>> Start

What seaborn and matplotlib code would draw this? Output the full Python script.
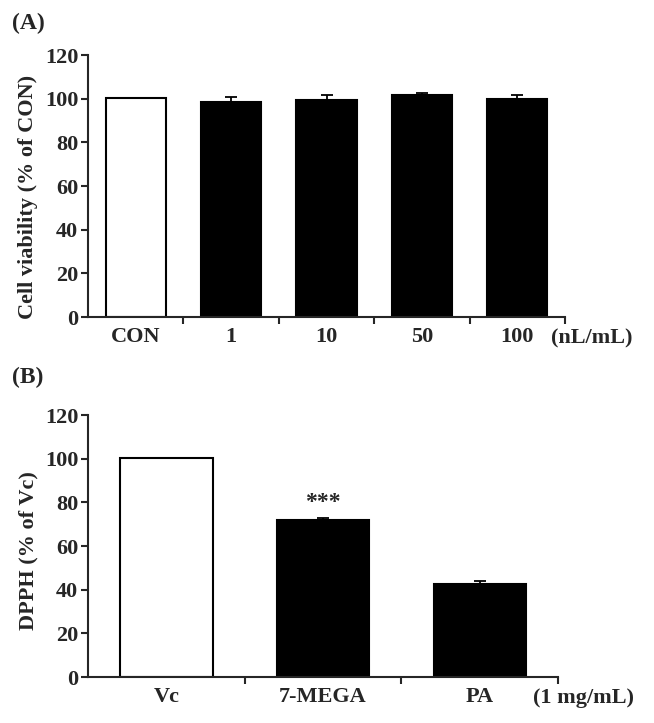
import numpy as np
import pandas as pd
import matplotlib
matplotlib.use('Agg')
import matplotlib.pyplot as plt
import seaborn as sns

# Dados do painel (A)
grupos_a = ['CON', '1', '10', '50', '100']
viab_a = [100.5, 98.3, 99.2, 101.5, 100.0]
erro_a = [0.0, 2.5, 2.6, 0.9, 1.5]
cores_a = ['white', 'black', 'black', 'black', 'black']

# Dados do painel (B)
grupos_b = ['Vc', '7-MEGA', 'PA']
dpph_b = [100.5, 72.0, 42.8]
erro_b = [0.0, 1.0, 1.0]
cores_b = ['white', 'black', 'black']

sns.set_style('ticks')
plt.rcParams['font.family'] = ['Liberation Serif', 'DejaVu Serif']
plt.rcParams['font.weight'] = 'bold'

fig = plt.figure(figsize=(6.54, 7.23), dpi=100)
ax_a = fig.add_axes([0.1346, 0.5615, 0.7294, 0.3624])
ax_b = fig.add_axes([0.1346, 0.0636, 0.7187, 0.3624])


def painel(ax, grupos, valores, erros, cores, largura, ylabel, unidade,
           letra, pos_letra, pos_ylabel):
    df = pd.DataFrame({'grupo': grupos, 'valor': valores})
    sns.barplot(data=df, x='grupo', y='valor', hue='grupo', palette=cores,
                edgecolor='black', linewidth=1.5, width=largura,
                legend=False, ax=ax)
    x = np.arange(len(grupos))
    ax.errorbar(x, valores, yerr=[np.zeros(len(erros)), erros], fmt='none',
                ecolor='black', elinewidth=1.3, capsize=4, capthick=1.3)
    ax.set_ylim(0, 120)
    ax.set_yticks(range(0, 121, 20))
    ax.set_xlim(-0.5, len(grupos) - 0.5)
    ax.set_xticks(x)
    ax.set_xticklabels(grupos, fontsize=16, fontweight='bold')
    ax.tick_params(axis='x', which='major', length=0, pad=7)
    ax.set_xticks(x + 0.5, minor=True)
    ax.tick_params(axis='x', which='minor', length=5, width=1.5, direction='out')
    ax.tick_params(axis='y', length=5, width=1.5, labelsize=16, pad=2)
    for t in ax.get_yticklabels():
        t.set_fontweight('bold')
    ax.set_xlabel('')
    ax.set_ylabel(ylabel, fontsize=16, fontweight='bold')
    ax.yaxis.set_label_coords(pos_ylabel[0], pos_ylabel[1])
    for lado in ['top', 'right']:
        ax.spines[lado].set_visible(False)
    for lado in ['left', 'bottom']:
        ax.spines[lado].set_linewidth(1.5)
    ax.text(1.055, -0.08, unidade, transform=ax.transAxes, ha='center',
            va='center', fontsize=16, fontweight='bold')
    ax.text(pos_letra[0], pos_letra[1], letra, transform=ax.transAxes,
            ha='center', va='center', fontsize=17, fontweight='bold')


painel(ax_a, grupos_a, viab_a, erro_a, cores_a, 0.63,
       'Cell viability (% of CON)', '(nL/mL)', '(A)', (-0.126, 1.12),
       (-0.104, 0.458))
painel(ax_b, grupos_b, dpph_b, erro_b, cores_b, 0.59,
       'DPPH (% of Vc)', '(1 mg/mL)', '(B)', (-0.128, 1.145),
       (-0.105, 0.481))

# Significância
ax_b.text(1, dpph_b[1] + erro_b[1] + 2, '***', ha='center', va='bottom',
          fontsize=17, fontweight='bold')

plt.savefig('out.png', dpi=100)
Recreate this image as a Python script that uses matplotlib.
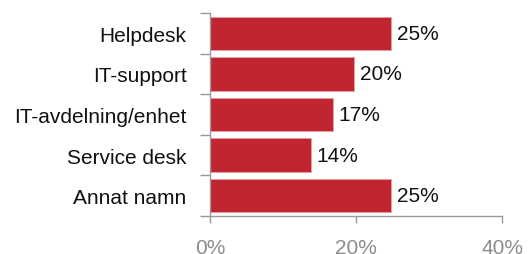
import matplotlib.pyplot as plt
import numpy as np

# data
kategorier = ["Helpdesk", "IT-support", "IT-avdelning/enhet", "Service desk", "Annat namn"]
andel = [24.8, 19.7, 16.8, 13.8, 24.8]
etiketter = ["25%", "20%", "17%", "14%", "25%"]
x_ticks = [0, 20, 40]
x_ticklabels = ["0%", "20%", "40%"]

plt.rcParams['font.family'] = ['Liberation Sans', 'DejaVu Sans']

fig = plt.figure(figsize=(5.31, 2.55), dpi=100)
ax = fig.add_axes([0.3955, 0.149, 0.5499, 0.796])

y = np.arange(len(kategorier))
bars = ax.barh(y, andel, height=0.82, color="#C1252F", edgecolor="#E8A0A4", linewidth=0.6)

for b, txt in zip(bars, etiketter):
    ax.text(b.get_width() + 0.8, b.get_y() + b.get_height() / 2, txt,
            va="center", ha="left", fontsize=15, color="#111111")

ax.set_xlim(0, 40)
ax.set_ylim(len(kategorier) - 0.5, -0.5)

ax.set_yticks(y)
ax.set_yticklabels(kategorier, fontsize=15, color="#111111")
ax.set_yticks(np.arange(-0.5, len(kategorier)), minor=True)
ax.tick_params(axis="y", which="major", length=0, pad=17)
ax.tick_params(axis="y", which="minor", length=7, color="#9a9a9a", width=1)

ax.set_xticks(x_ticks)
ax.set_xticklabels(x_ticklabels, fontsize=15, color="#8c8c8c")
ax.tick_params(axis="x", direction="out", length=5, color="#9a9a9a", width=1, pad=11)

for s in ["top", "right"]:
    ax.spines[s].set_visible(False)
for s in ["left", "bottom"]:
    ax.spines[s].set_color("#9a9a9a")
    ax.spines[s].set_linewidth(1)

fig.savefig("out.png", dpi=100)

>> End

What is required: Reproduce only the lines running from the beginning of the entries above to the line holding "plt.rcParams['font.weight'] = 'bold'", inclusive. Pictures stay out of the copy.

The answer:
What seaborn and matplotlib code would draw this? Output the full Python script.
import numpy as np
import pandas as pd
import matplotlib
matplotlib.use('Agg')
import matplotlib.pyplot as plt
import seaborn as sns

# Dados do painel (A)
grupos_a = ['CON', '1', '10', '50', '100']
viab_a = [100.5, 98.3, 99.2, 101.5, 100.0]
erro_a = [0.0, 2.5, 2.6, 0.9, 1.5]
cores_a = ['white', 'black', 'black', 'black', 'black']

# Dados do painel (B)
grupos_b = ['Vc', '7-MEGA', 'PA']
dpph_b = [100.5, 72.0, 42.8]
erro_b = [0.0, 1.0, 1.0]
cores_b = ['white', 'black', 'black']

sns.set_style('ticks')
plt.rcParams['font.family'] = ['Liberation Serif', 'DejaVu Serif']
plt.rcParams['font.weight'] = 'bold'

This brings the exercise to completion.